Un Rito Ancestral: Madurez y Asimetría

No es casual que las tradiciones hebreas marquen la entrada a la adultez a los 12 para las niñas y a los 13 para los varones. Esta diferencia, mínima pero significativa, reconoce una verdad biológica y simbólica: la mujer madura antes. Así también, Eva despierta antes al deseo. No por desobediencia, sino por naturaleza. No por rebeldía, sino por evolución.

Adán, mayor en edad según muchas lecturas, no lidera. Es Eva, en su madurez prematura, quien lo inicia, quien lo invita al mundo adulto. Ella cruza primero, como lo han hecho millones de niñas en la historia humana, listas para la maternidad, para el deseo, antes que sus compañeros varones puedan siquiera entenderlo.

Esa asimetría, tan natural como inevitable, es el corazón del relato. Y es también el corazón del crecimiento humano: nadie cruza solo la puerta de la adultez. Siempre hay alguien que despierta primero, que nos mira y nos llama.

El Dolor como Condición de la Creación

El castigo de Dios no es arbitrario: es consecuencia del acto. Eva parirá con dolor, y Adán trabajará con sufrimiento. No se trata solo de una pena, sino de una revelación: crear vida implica dolor, tanto para la mujer como para Dios mismo. Así como Eva parirá con dolor a los hijos de los hombres, Dios también “parió” al hombre con dolor existencial, al fragmentar su unidad divina para darle forma al ser humano.

El sufrimiento, entonces, no es solo castigo, sino condición inherente a la creación. Crear vida, crear conciencia, implica dividir, perder, sacrificar. Dios sufre al crear; Eva sufre al parir; Adán sufre al perder la inocencia de su compañera. La humanidad nace del dolor, y por eso el Edén queda atrás.

Conclusión: El Origen Humano como Despertar Existencial

Desde esta lectura, el mito de la caída se convierte en un relato de deseo, envidia, entrega, maduración y pérdida. Eva es el fruto, la tentación hecha carne; la serpiente es el símbolo fálico que la impulsa al deseo. El pecado original es, entonces, la primera relación sexual nacida de la envidia y el deseo, pero también del amor y la entrega. Adán, al aceptar ese deseo, pierde su inocencia, pero en ese mismo acto se humaniza. Ambos acceden a la conciencia, al trabajo, al dolor y a la responsabilidad.

El pecado original no es simplemente moral: es existencial. Es el despertar al deseo desde la carencia, el paso a la adultez y la entrada al mundo desde el dolor. Es el precio de convertirse en humanos.

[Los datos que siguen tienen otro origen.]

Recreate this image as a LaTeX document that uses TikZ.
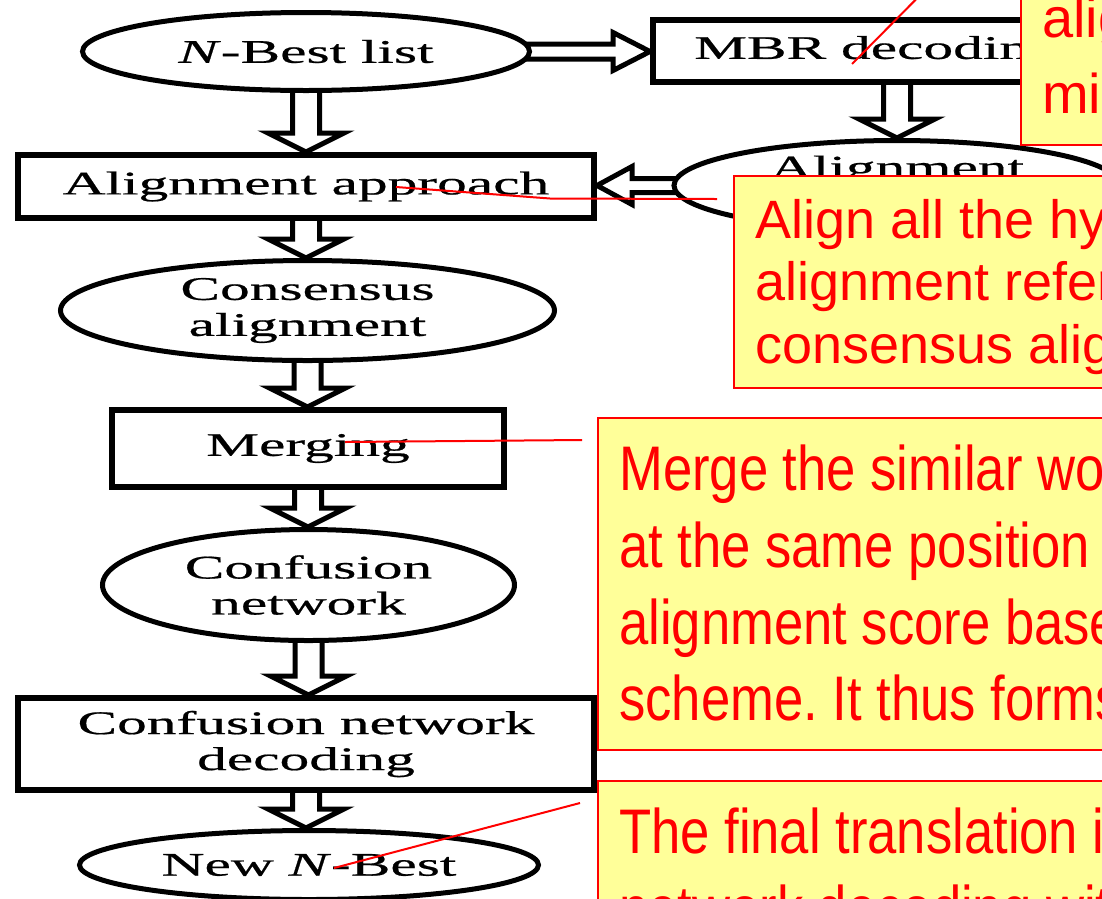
\documentclass[tikz,border=0pt]{standalone}
\usepackage{fontspec}
\setmainfont{Liberation Serif}
\newfontfamily\flowfont[FakeStretch=1.8, FakeBold=0.6]{Liberation Serif}
\newfontfamily\notefont{Liberation Sans}
\newfontfamily\narrowfont[FakeStretch=0.835]{Liberation Sans}
\usetikzlibrary{shapes.geometric,calc,backgrounds}
\frenchspacing

\definecolor{noteyellow}{RGB}{255,255,153}
\definecolor{notered}{RGB}{255,0,0}

% hollow block arrow: from, to, shaft half-width, head half-width, head length
\newcommand\flowarrow[5]{%
  \path[blockarrow] let \p1=(#1), \p2=(#2),
      \n1={atan2(\y2-\y1,\x2-\x1)}, \n2={veclen(\x2-\x1,\y2-\y1)} in
    {[shift={(\p1)}, rotate=\n1]
      (0,#3) -- (\n2-#5,#3) -- (\n2-#5,#4) -- (\n2,0)
      -- (\n2-#5,-#4) -- (\n2-#5,-#3) -- (0,-#3) -- cycle};}

\tikzset{
  flow/.style={fill=white, draw=black, inner sep=0pt, align=center,
    font=\flowfont\fontsize{33}{36}\selectfont},
  stage/.style={flow, rectangle, line width=6pt},
  data/.style={flow, ellipse, line width=5pt},
  blockarrow/.style={draw=black, fill=white, line width=5pt, line join=miter},
  notebox/.style={draw=notered, fill=noteyellow, line width=2pt, inner sep=0pt,
    rectangle, anchor=north west},
  notetext/.style={text=notered, anchor=base west, inner sep=0pt},
  wide/.style={notetext, font=\notefont\fontsize{54}{63}\selectfont},
  narrow/.style={notetext, font=\narrowfont\fontsize{63}{77}\selectfont},
  pointer/.style={draw=notered, line width=2pt},
}

\begin{document}
\begin{tikzpicture}[x=1pt, y=-1pt]
\useasboundingbox (0,0) rectangle (1102,898);
\clip (0,0) rectangle (1102,898);
\begin{pgfonlayer}{background}
  \fill[white] (0,0) rectangle (1102,898);
\end{pgfonlayer}

% flow chart
\node[data]  (nbest)     at (306,51.5)  [minimum width=447pt, minimum height=78pt] {\textit{N}-Best list};
\node[stage] (mbr)       at (876.5,51)  [minimum width=447pt, minimum height=62pt] {MBR decoding};
\node[data]  (aref)      at (897,185.5) [minimum width=446pt, minimum height=90pt,
                                         text height=22pt, text depth=36pt] {Alignment};
\node[stage] (approach)  at (306,186.5) [minimum width=576pt, minimum height=63pt] {Alignment approach};
\node[data]  (consensus) at (307.5,310.5) [minimum width=494pt, minimum height=100pt] {Consensus\\alignment};
\node[stage] (merging)   at (308,448.5) [minimum width=392pt, minimum height=77pt] {Merging};
\node[data]  (confusion) at (308.5,585) [minimum width=412pt, minimum height=111pt] {Confusion\\network};
\node[stage] (cndec)     at (306,744)   [minimum width=576pt, minimum height=92pt] {Confusion network\\decoding};
\node[data]  (newnbest)  at (309,865)   [minimum width=459pt, minimum height=69pt] {New \textit{N}-Best};

% block arrows, behind the shapes they join
\begin{pgfonlayer}{background}
  \flowarrow{nbest.center}{nbest.center -| mbr.west}{7.5}{19}{37}
  \flowarrow{aref.center |- mbr.center}{aref.north}{13.5}{38}{19}
  \flowarrow{aref.center}{aref.center -| approach.east}{7}{19}{35}
  \flowarrow{nbest.center}{nbest.center |- approach.north}{13.5}{38}{19}
  \flowarrow{approach.center}{approach.center |- consensus.north}{13.5}{38}{19}
  \flowarrow{consensus.center}{consensus.center |- merging.north}{13.5}{38}{19}
  \flowarrow{merging.center}{merging.center |- confusion.north}{13.5}{38}{19}
  \flowarrow{confusion.center}{confusion.center |- cndec.north}{13.5}{38}{19}
  \flowarrow{cndec.center}{cndec.center |- newnbest.north}{13.5}{38}{19}
\end{pgfonlayer}

% notes
\node[notebox, minimum width=120pt, minimum height=154pt] (mbrnote) at (1020,-10) {};
\node[notetext, font=\notefont\fontsize{56}{66}\selectfont] (mbrnote1) at (1042,37) {alignment};
\node[notetext, font=\notefont\fontsize{56}{66}\selectfont] (mbrnote2) at (1042,113) {minimum};

\node[notebox, minimum width=400pt, minimum height=212pt] (alignnote) at (733,175) {};
\node[wide] (alignnote1) at (755,238) {Align all the hypotheses};
\node[wide] (alignnote2) at (755,300) {alignment reference};
\node[wide] (alignnote3) at (755,363) {consensus alignment};

\node[notebox, minimum width=540pt, minimum height=332pt] (mergenote) at (597,417) {};
\node[narrow] (mergenote1) at (619,490) {Merge the similar words};
\node[narrow] (mergenote2) at (619,567) {at the same position in};
\node[narrow] (mergenote3) at (619,644) {alignment score based};
\node[narrow] (mergenote4) at (619,720) {scheme. It thus forms};

\node[notebox, minimum width=540pt, minimum height=160pt] (finalnote) at (597,780) {};
\node[narrow] (finalnote1) at (619,853) {The final translation is};
\node[narrow] (finalnote2) at (619,930) {network decoding with};

% pointers from the chart to the notes
\coordinate (mbrpin) at (852,64);
\coordinate (mbrend) at (945,-30);
\coordinate (apppin) at (396,187);
\coordinate (appbend) at (550,198.5);
\coordinate (append) at (717,199);
\coordinate (mrgpin) at (345,442);
\coordinate (mrgend) at (582,440);
\coordinate (newpin) at (334,868);
\coordinate (newend) at (580,803);
\draw[pointer] (mbrpin) -- (mbrend);
\draw[pointer] (apppin) -- (appbend) -- (append);
\draw[pointer] (mrgpin) -- (mrgend);
\draw[pointer] (newpin) -- (newend);
\end{tikzpicture}
\end{document}
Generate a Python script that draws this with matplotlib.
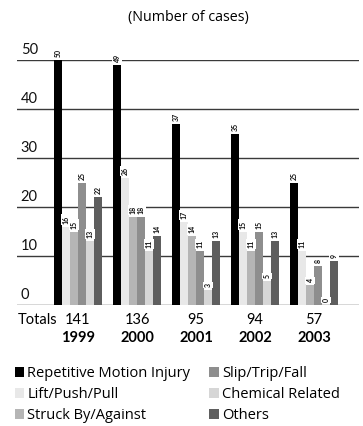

Y no es casualidad, tampoco, que incluso en la vida real, padres descubran a sus hijos en el momento del despertar sexual, viéndolos partir simbólicamente del Edén del hogar. Como Dios con Adán y Eva, los echa no por castigo, sino porque ya no pueden ser niños. Esa escena —el padre que encuentra, la hija que despierta, el hijo que sigue— se ha repetido, quizás, desde el principio de los tiempos.